Water is in dynamic equilibrium as its heat content is continuously balanced by transition from gas to liquid to gas at ambient temperatures. It is rarely pure, always has something, mainly salts, dissolved in it, varying its behaviour and the electrical properties. It has good cohesion and adhesion and capillary action. Water has a high dielectric constant, giving it an ability to make electrostatic bonds with other molecules, meaning it can eliminate the attraction of the opposite charges of the surrounding ions.

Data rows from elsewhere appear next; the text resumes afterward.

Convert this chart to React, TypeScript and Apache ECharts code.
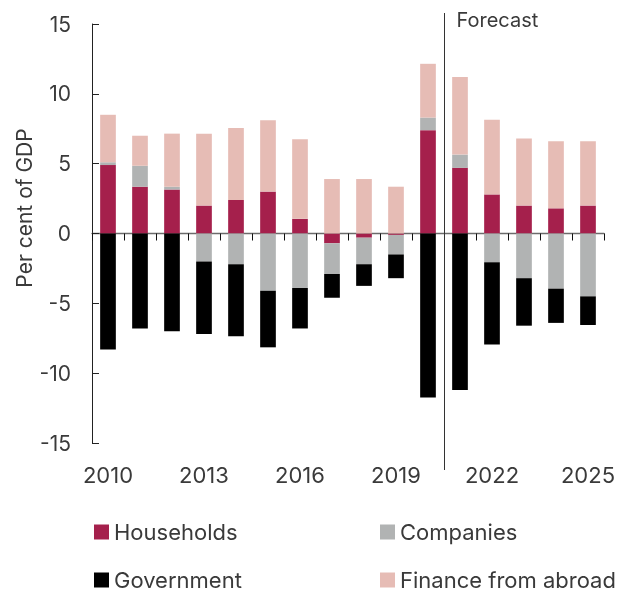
import React, { useEffect, useRef } from "react";
import * as echarts from "echarts";

const years = ["2010","2011","2012","2013","2014","2015","2016","2017","2018","2019","2020","2021","2022","2023","2024","2025"];
const households = [4.9, 3.35, 3.15, 2.0, 2.4, 3.0, 1.05, -0.7, -0.3, -0.1, 7.4, 4.7, 2.8, 2.0, 1.8, 2.0];
const companies = [0.2, 1.5, 0.2, -2.0, -2.2, -4.1, -3.9, -2.2, -1.9, -1.4, 0.9, 0.95, -2.05, -3.2, -3.95, -4.5];
const government = [-8.3, -6.8, -7.0, -5.2, -5.15, -4.05, -2.9, -1.7, -1.55, -1.7, -11.75, -11.2, -5.9, -3.4, -2.45, -2.05];
const finance = [3.4, 2.15, 3.8, 5.15, 5.15, 5.1, 5.7, 3.9, 3.9, 3.35, 3.85, 5.55, 5.35, 4.8, 4.8, 4.6];
const forecastStart = "2021";
const yTicks = { min: -15, max: 15, interval: 5 };

const FONT = "Inter, Liberation Sans, Arial, sans-serif";
const TXT = "#3a3a3a";
const COLORS = {
  Households: "#A5204C",
  Companies: "#B1B3B3",
  Government: "#000000",
  "Finance from abroad": "#E6BCB5",
};

export default function App() {
  const ref = useRef<HTMLDivElement>(null);
  useEffect(() => {
    if (!ref.current) return;
    const chart = echarts.init(ref.current, null, { renderer: "svg" });
    const mkSeries = (name: string, data: number[]) => ({
      name,
      type: "bar",
      stack: "total",
      data,
      barWidth: "49%",
      xAxisIndex: 0,
      itemStyle: { color: (COLORS as any)[name] },
    });
    const mkLegend = (name: string, left: number, top: number) => ({
      data: [name],
      left,
      top,
      padding: 0,
      icon: "rect",
      itemWidth: 15,
      itemHeight: 15,
      itemGap: 0,
      textStyle: { fontSize: 22, color: TXT, fontFamily: FONT },
      selectedMode: false,
    });
    chart.setOption({
      animation: false,
      grid: { left: 92, right: 24, top: 24, bottom: 151 },
      legend: [
        mkLegend("Households", 94, 521),
        mkLegend("Companies", 380, 521),
        mkLegend("Government", 94, 569),
        mkLegend("Finance from abroad", 380, 569),
      ],
      xAxis: [
        {
          type: "category",
          data: years,
          position: "bottom",
          axisLine: { show: false, onZero: false },
          axisTick: { show: false },
          axisLabel: { interval: 2, fontSize: 22, color: TXT, fontFamily: FONT, margin: 21 },
        },
        {
          type: "category",
          data: years,
          position: "bottom",
          axisLine: { show: true, onZero: true, onZeroAxisIndex: 0, lineStyle: { color: "#6b6b6b", width: 1.3 } },
          axisTick: { show: true, interval: 0, inside: false, length: 7, lineStyle: { color: "#111" } },
          axisLabel: { show: false },
        },
      ],
      yAxis: {
        type: "value",
        min: yTicks.min,
        max: yTicks.max,
        interval: yTicks.interval,
        splitLine: { show: false },
        axisLine: { show: true, lineStyle: { color: "#222" } },
        axisTick: { show: true, inside: true, length: 7, lineStyle: { color: "#222" } },
        axisLabel: { fontSize: 21, color: TXT, fontFamily: FONT, margin: 21 },
      },
      series: [
        mkSeries("Households", households),
        mkSeries("Companies", companies),
        mkSeries("Government", government),
        mkSeries("Finance from abroad", finance),
      ],
    });
    const idx = years.indexOf(forecastStart);
    const x1 = chart.convertToPixel({ xAxisIndex: 0 }, idx - 1) as number;
    const x2 = chart.convertToPixel({ xAxisIndex: 0 }, idx) as number;
    const xb = Math.round((x1 + x2) / 2) + 0.5;
    chart.setOption({
      graphic: [
        {
          type: "line",
          shape: { x1: xb, y1: 13, x2: xb, y2: 470 },
          style: { stroke: "#333", lineWidth: 1 },
          z: 10,
        },
        {
          type: "text",
          x: xb + 12,
          y: 20,
          style: { text: "Forecast", fontSize: 20, fill: TXT, fontFamily: FONT, textVerticalAlign: "middle" },
        },
        {
          type: "text",
          x: 24,
          y: 208,
          rotation: Math.PI / 2,
          style: {
            text: "Per cent of GDP",
            fontSize: 21,
            fill: TXT,
            fontFamily: FONT,
            textAlign: "center",
            textVerticalAlign: "middle",
          },
        },
      ],
    });
    return () => chart.dispose();
  }, []);
  return <div ref={ref} style={{ position: "fixed", left: 0, top: 0, width: 628, height: 594 }} />;
}
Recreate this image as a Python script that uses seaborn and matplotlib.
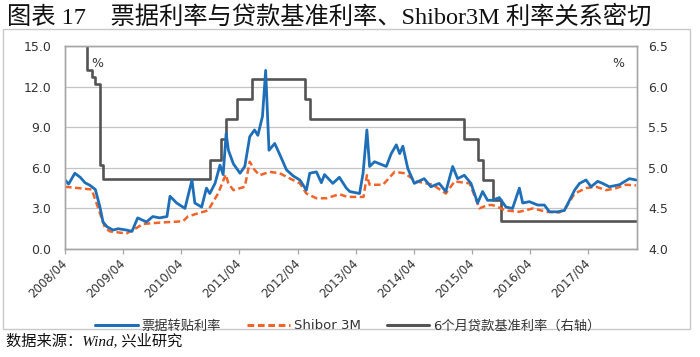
import matplotlib
matplotlib.use("Agg")
import matplotlib.pyplot as plt
from matplotlib.patches import Rectangle
from matplotlib.lines import Line2D
import pandas as pd
import seaborn as sns

# 票据转贴利率 (left axis, %)
bill_dates = [
    "2008-04-01", "2008-04-23", "2008-06-01", "2008-07-05", "2008-08-04", "2008-09-05",
    "2008-10-08", "2008-11-06", "2008-11-25", "2008-12-20", "2009-01-27", "2009-03-01",
    "2009-04-22", "2009-05-26", "2009-07-01", "2009-08-25", "2009-10-04", "2009-11-16",
    "2010-01-01", "2010-01-20", "2010-03-03", "2010-04-24", "2010-06-07", "2010-06-25",
    "2010-08-07", "2010-09-06", "2010-09-27", "2010-10-30", "2010-11-30", "2010-12-20",
    "2011-01-08", "2011-01-22", "2011-02-22", "2011-04-05", "2011-05-05", "2011-06-05",
    "2011-07-05", "2011-07-26", "2011-08-24", "2011-09-13", "2011-10-04", "2011-11-09",
    "2011-12-10", "2012-01-22", "2012-03-04", "2012-04-15", "2012-05-26", "2012-06-16",
    "2012-07-28", "2012-08-28", "2012-09-17", "2012-11-08", "2012-12-19", "2013-02-01",
    "2013-02-22", "2013-04-25", "2013-05-17", "2013-06-10", "2013-06-27", "2013-07-28",
    "2013-08-29", "2013-10-10", "2013-11-10", "2013-12-12", "2014-01-02", "2014-01-22",
    "2014-02-22", "2014-04-04", "2014-06-05", "2014-07-17", "2014-09-07", "2014-10-19",
    "2014-12-01", "2015-01-01", "2015-02-12", "2015-03-26", "2015-05-07", "2015-06-07",
    "2015-07-08", "2015-08-08", "2015-09-20", "2015-11-01", "2015-12-12", "2016-01-24",
    "2016-02-14", "2016-03-27", "2016-05-18", "2016-06-29", "2016-07-31", "2016-09-21",
    "2016-11-02", "2016-12-04", "2017-01-05", "2017-02-05", "2017-03-18", "2017-04-18",
    "2017-05-30", "2017-06-30", "2017-08-11", "2017-10-13", "2017-12-15", "2018-01-26",
]
bill_rate = [
    5.1, 4.8, 5.6, 5.3, 4.9, 4.7,
    4.4, 3.1, 2.0, 1.65, 1.4, 1.5,
    1.4, 1.3, 2.3, 2.0, 2.4, 2.3,
    2.4, 3.9, 3.4, 3.0, 5.1, 3.4,
    3.1, 4.5, 4.1, 4.85, 6.2, 5.5,
    8.55, 7.3, 6.3, 5.6, 6.1, 8.3,
    8.8, 8.4, 9.8, 13.2, 7.3, 7.8,
    7.0, 5.85, 5.4, 5.1, 4.35, 5.6,
    5.7, 4.9, 5.5, 4.85, 5.3, 4.5,
    4.25, 4.1, 5.6, 8.8, 6.1, 6.45,
    6.3, 6.1, 7.05, 7.7, 7.05, 7.6,
    5.95, 4.85, 5.2, 4.6, 4.85, 4.25,
    6.1, 5.2, 5.45, 4.85, 3.4, 4.25,
    3.6, 3.6, 3.8, 3.1, 3.0, 4.5,
    3.4, 3.5, 3.25, 3.25, 2.75, 2.75,
    2.85, 3.6, 4.35, 4.85, 5.1, 4.6,
    5.0, 4.85, 4.6, 4.75, 5.2, 5.1,
]

# Shibor 3M (left axis, %)
shibor_dates = [
    "2008-04-01", "2008-09-15", "2008-11-06", "2008-12-08", "2009-01-08", "2009-04-22",
    "2009-06-23", "2009-08-03", "2009-11-16", "2010-04-12", "2010-05-12", "2010-07-05",
    "2010-09-16", "2010-11-18", "2011-01-05", "2011-01-22", "2011-02-22", "2011-05-05",
    "2011-06-05", "2011-07-05", "2011-08-06", "2011-10-08", "2011-12-10", "2012-02-14",
    "2012-04-15", "2012-05-26", "2012-07-28", "2012-09-28", "2012-12-19", "2013-02-08",
    "2013-05-20", "2013-06-10", "2013-06-27", "2013-09-19", "2013-12-01", "2014-02-03",
    "2014-04-15", "2014-07-29", "2014-10-19", "2014-12-13", "2015-03-17", "2015-04-17",
    "2015-05-18", "2015-07-08", "2015-08-08", "2015-11-01", "2016-01-24", "2016-04-19",
    "2016-07-11", "2016-10-02", "2016-11-13", "2017-01-05", "2017-03-18", "2017-05-20",
    "2017-07-22", "2017-09-24", "2017-11-25", "2018-01-26",
]
shibor_rate = [
    4.6, 4.4, 2.65, 1.55, 1.3, 1.15,
    1.55, 1.85, 1.95, 2.05, 2.4, 2.6,
    2.85, 4.1, 5.5, 4.85, 4.35, 4.6,
    6.45, 5.85, 5.45, 5.7, 5.6, 5.2,
    4.85, 4.1, 3.75, 3.75, 4.05, 3.85,
    3.85, 5.45, 4.75, 4.75, 5.7, 5.6,
    5.0, 4.75, 4.1, 5.0, 4.85, 3.95,
    3.0, 3.25, 3.25, 2.85, 2.75, 3.0,
    2.75, 2.7, 3.1, 4.1, 4.5, 4.6,
    4.35, 4.5, 4.75, 4.7,
]

# 6个月贷款基准利率 (right axis, %), dates where the rate changes
loan_dates = [
    "2008-04-01", "2008-08-15", "2008-09-17", "2008-10-08", "2008-11-06", "2008-11-28",
    "2010-09-27", "2010-12-08", "2011-01-10", "2011-03-14", "2011-06-17", "2012-05-15",
    "2012-06-16", "2015-02-10", "2015-05-08", "2015-06-09", "2015-08-11", "2015-10-02",
    "2018-02-01",
]
loan_rate = [
    6.57, 6.21, 6.12, 6.03, 5.04, 4.86,
    5.10, 5.35, 5.60, 5.85, 6.10, 5.85,
    5.60, 5.35, 5.10, 4.85, 4.60, 4.35,
    4.35,
]

tick_dates = ["2008-04-01", "2009-04-01", "2010-04-01", "2011-04-01", "2012-04-01",
              "2013-04-01", "2014-04-01", "2015-04-01", "2016-04-01", "2017-04-01"]
tick_labels = ["2008/04", "2009/04", "2010/04", "2011/04", "2012/04",
               "2013/04", "2014/04", "2015/04", "2016/04", "2017/04"]
left_ticks = [0, 3, 6, 9, 12, 15]
right_ticks = [4.0, 4.5, 5.0, 5.5, 6.0, 6.5]

names = ["票据转贴利率", "Shibor 3M", "6个月贷款基准利率（右轴）"]
colors = ["#1f6fb8", "#f0642a", "#545454"]

sns.set_theme(style="white")
plt.rcParams["font.family"] = ["DejaVu Sans", "Noto Sans CJK SC"]
plt.rcParams["axes.unicode_minus"] = False

bill_df = pd.DataFrame({"date": pd.to_datetime(bill_dates), "rate": bill_rate})
shibor_df = pd.DataFrame({"date": pd.to_datetime(shibor_dates), "rate": shibor_rate})
loan_df = pd.DataFrame({"date": pd.to_datetime(loan_dates), "rate": loan_rate})

fig = plt.figure(figsize=(7.0, 3.57), dpi=100)
fig.subplots_adjust(left=0.093, right=0.910, bottom=0.3025, top=0.871)
ax2 = fig.add_subplot(111)
ax = ax2.twinx()
# left-axis series are drawn on top of the loan-rate line
ax.yaxis.tick_left()
ax.yaxis.set_label_position("left")
ax2.yaxis.tick_right()
ax2.yaxis.set_label_position("right")

sns.lineplot(data=loan_df, x="date", y="rate", ax=ax2, color=colors[2], lw=1.9,
             drawstyle="steps-post", errorbar=None, legend=False)
sns.lineplot(data=shibor_df, x="date", y="rate", ax=ax, color=colors[1], lw=1.8,
             linestyle=(0, (2.6, 1.4)), errorbar=None, legend=False)
sns.lineplot(data=bill_df, x="date", y="rate", ax=ax, color=colors[0], lw=2.0,
             errorbar=None, legend=False)

xmin, xmax = pd.Timestamp("2008-04-01"), pd.Timestamp("2018-02-01")
for a in (ax, ax2):
    a.set_xlim(xmin, xmax)
    a.set_xlabel("")
    a.set_ylabel("")
    for s in a.spines.values():
        s.set_color("#a6a6a6")
        s.set_linewidth(1.0)

ax.set_ylim(0, 15)
ax.set_yticks(left_ticks)
ax.set_yticklabels([f"{v:.1f}" for v in left_ticks])
ax2.set_ylim(4.0, 6.5)
ax2.set_yticks(right_ticks)
ax2.set_yticklabels([f"{v:.1f}" for v in right_ticks])
ax2.yaxis.grid(True, color="#c4c4c4", lw=0.9)
ax2.xaxis.grid(False)
ax.grid(False)

ax2.set_xticks(pd.to_datetime(tick_dates))
ax2.set_xticklabels(tick_labels, rotation=45, ha="right", va="center",
                    rotation_mode="anchor", fontsize=8.5, color="#333333")
ax2.tick_params(axis="x", bottom=True, length=3.5, width=0.9, color="#a6a6a6", pad=5)
ax.tick_params(axis="x", bottom=False, labelbottom=False)
ax.tick_params(axis="y", length=0, labelsize=9, pad=10, labelcolor="#333333")
ax2.tick_params(axis="y", length=0, labelsize=9, pad=8, labelcolor="#333333")

ax.text(0.056, 0.915, "%", transform=ax.transAxes, fontsize=9, color="#333333",
        ha="center", va="center")
ax.text(0.968, 0.915, "%", transform=ax.transAxes, fontsize=9, color="#333333",
        ha="center", va="center")

handles = [
    Line2D([], [], color=colors[0], lw=2.2),
    Line2D([], [], color=colors[1], lw=2.2, linestyle=(0, (2.2, 1.2))),
    Line2D([], [], color=colors[2], lw=2.2),
]
fig.legend(handles, names, loc="center", bbox_to_anchor=(0.497, 0.087), ncol=3,
           frameon=False, fontsize=9.5, handlelength=3.2, handletextpad=0.3,
           columnspacing=2.0, labelcolor="#333333")

# outer frame around the chart
fig.patches.append(Rectangle((3 / 700, 1 - 329 / 357), 687 / 700, 300 / 357,
                             transform=fig.transFigure, fill=False,
                             edgecolor="#c8c8c8", lw=1.0))

fig.text(0.010, 0.953, "图表 17    票据利率与贷款基准利率、Shibor3M 利率关系密切",
         family=["Liberation Serif", "Noto Sans CJK SC"], fontsize=17.5,
         ha="left", va="center", color="#111111")
fig.text(0.008, 0.045, "数据来源：Wind, 兴业研究",
         family=["Liberation Serif", "Noto Sans CJK SC"], style="italic",
         fontsize=11, ha="left", va="center", color="#111111")

fig.savefig("out.png", dpi=100, facecolor="white")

Air and Water are our two basic realities. The air begins and ends our conscious life, it is invisible and we realize its presence when we consciously breathe it. The encounters with water begin with embryonic fluid, and continue through the life. Water is omnipresent in our body and psyche.
The touch-feel of water by various limbs of the body, fingers, palm, feet, forehead, head, eyes or lips carries a sensorial and spiritual meaning. A wisp of moist air on a dry skin gives immense joy, a drop on the lisp revives a life, a sprinkle on forehead cools the fever, an anointment over head blesses the ethereal soul, and few driblets can quench thrust of a lifetime. A dip cleanses not just the body but the soul, and immersion reforms or baptize one forever, and a wudu or wash prepares you for the holy encounter.


Birth to death, all our activities are connected to water. Several water related processes such as sprinkling, anointing, partaking holy water, washing of body limbs, baths and dips, or full body immersions, are ordained in various faiths and regions. These processes also vary with terrain, climate or season, traditions, availability of process-conductor or priest, technology on hand, political compulsions and effects of other cultures.
All procreative fluids whether it is sperm, embryonic fluids, milk, or blood, are connected, detailed and metaphorically accepted with water. An unborn child gets a ‘shower’ of blessings, gifts, rice, etc. from friends or relatives as a social event or a religious ceremony. Post birth, the ceremonies are for real or ritualistic cleansing of the mother and child. A child passes through several such water related rituals till the age of prime-hood, such as baptism, tonsorial, ablutions, turmeric anointing baths for marriage, post death immersions and cooling of ashes.
 

Water by and changing its state, and while continuously flowing, sheds the impurities and remains pristine. It has little to offer beyond a deep satiation and the tactile perception. It has no colour of its own except endowed by the surroundings. It has no form but bubbles or ripples with air. It has no sound other than the rubbed by the surfaces. Pure water has no taste but of dissolved contents. Water is what we give it and expect of it
Rituals are interactions between humans and the environment, where God is made a witness. Water is the element that makes one aware of the environment, therefore the God. Water is embodied in rituals, lifestyles, practices, and our subliminal behaviour. The rituals turn the water holy or the holy water make for the ritual. The holy water is what one believes in. A flowing water separates the dissolved and suspended matter and so becomes pure and holy. The water also becomes worthy by ephemeral processes such as chants, Mantras and other conducts.
Processes that are good for humans are better for idols of Gods. In India idols are treated with water such as Abhisheka (bathing-offering of five nectars or Panch-amrutam made of water, milk, yogurt, ghee-clarified butter and honey), Prakshala (water bathing with or without milk), and Tarpana or Ardhya (an offering of water and other substances to all Gods, Planets and other spirits whenever a Mantra associated with it is recited).
 
Water is used for self cleansing or Aachaman. These include sprinkling, pouring out and partaking a small amount of water. Aachaman occurs during major religious ceremonies, day to day prayers, specific activities like before and after taking food, toilet, outdoor visit, visits to a low cast person’s place, etc.